Saremmo bugiardi se dicessimo che fino al gol-liberazione di Lorenzo Insigne non abbiamo avuto dinanzi agli occhi il fantasma del Napoli di Sarri, di quella manovra avvolgente e ritmata, di quella rassicurante sensazione di appartenenza ad un credo tattico consolidato.
Lo stupore a cui abbiamo cercato di dare una spiegazione è stato dettato da una domanda banale: perché il Napoli guidato dal trainer più titolato al mondo non riesce ad essere bello e vincente come quello di un tecnico salito alla ribalta solo grazie all’ennesima intuizione vincente di Aurelio De Laurentiis?

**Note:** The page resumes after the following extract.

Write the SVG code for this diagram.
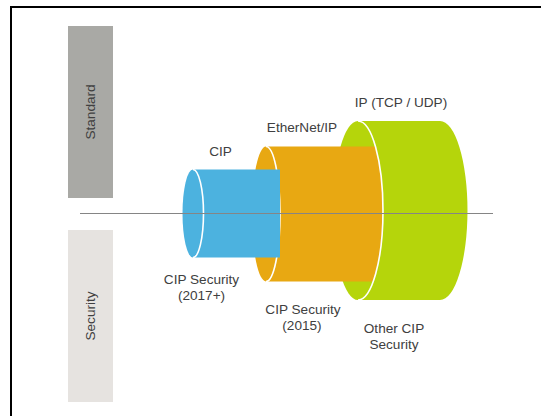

L’ipotesi da scartare – che è poi anche quella più blasfema – è che Carlo Ancelotti non sia altrettanto bravo. E allora perché il Napoli sembra avere meno certezze? Perché non è sicuro e dirompente come nel suo recente passato?
Maurizio Sarri aveva la sua filosofia, il suo credo: gli uomini a sua disposizione dovevano esserlo di nome e di fatto, avevano l’obbligo di aderire a dettami tattici rispettandone i crismi. L’esercizio spasmodico e la ripetizione petulante dei movimenti era destinato a plasmare il singolo ed imprigionarlo in automatismi la cui ripetitività produceva bel gioco e una identità lapalissiana.
Queste ultime possiamo definirle parole di elogio o di critica? Il dibattito è aperto.
Quel Napoli ha deliziato il palato di tutti noi, è stato bello, entusiasmante e vincente ma ha anche mostrato i suoi limiti, magari quando le partite non riuscivano a sbloccarsi, per non parlare della deleteria e drammatica gestione della rosa con calciatori divisi in fazioni: quelli spompati e quelli scontenti. A fare da supervisore – poi – vi era un Presidente sul piede di guerra nei confronti del proprio tecnico reo di aver depauperato una serie di investimenti.
Insomma, uno spettacolo straordinario che a palcoscenico chiuso lasciava venir fuori una serie di tensioni di non poco conto.
Ma la domanda da porre su quel Napoli è soprattutto un’altra: un buon calciatore poteva diventare ottimo se non gli si ostruiva il canale attraverso cui poteva (e forse doveva) scorrere la capacità di inventare, autogestirsi, responsabilizzarsi, di capire cosa fare, quando fare e come fare?
Facciamo un esempio pratico: abbiamo goduto innumerevoli volte nel vedere Insigne scorribandare sulla sinistra e servire al bacio gli inserimenti di Callejon. Avevamo imparato a farlo a memoria, riusciva benissimo anche nei confronti di avversari che ne erano a conoscenza. Ma forse è anche vero che in altre situazioni di gioco la totale adesione a questo collaudato meccanismo ha limitato lo sviluppo di altre competenze, come ad esempio la capacità di trovare un’alternativa a ciò che avevano imparato benissimo.
Sarri aveva stilato una serie infinita di ipotesi di gioco con le relative soluzioni da attuare. Lui aveva deciso cosa avrebbero dovuto fare i suoi calciatori in ogni situazione, donando certezze ma limitandone la responsabilità.
Forse, oggi, lo scopo di Carlo Ancelotti è proprio questo: affiancare alle straordinarie competenze acquisite durante il ciclo Sarri la capacità di guardare al di là della lezione imparata a memoria e trovare autonomamente soluzioni diverse in relazione ad una determinata condizione di gioco. Chissà se i tanto paventati limiti caratteriali di questa squadra non hanno bisogno proprio di questo tipo di stimolazione per essere debellati.
Un percorso che genera inevitabilmente una serie di negatività come la paura, l’incertezza, la destabilizzazione, la confusione. Tutte cose viste ieri al San Paolo. Ma si è vinto. E, mai come in questa fase, è opportuno riesumare il credo dell’allenatore meno amato ma più vincente d’Italia, quel Massimiliano Allegri che annoiando i suoi tifosi ne ha contestualmente arricchito la bacheca.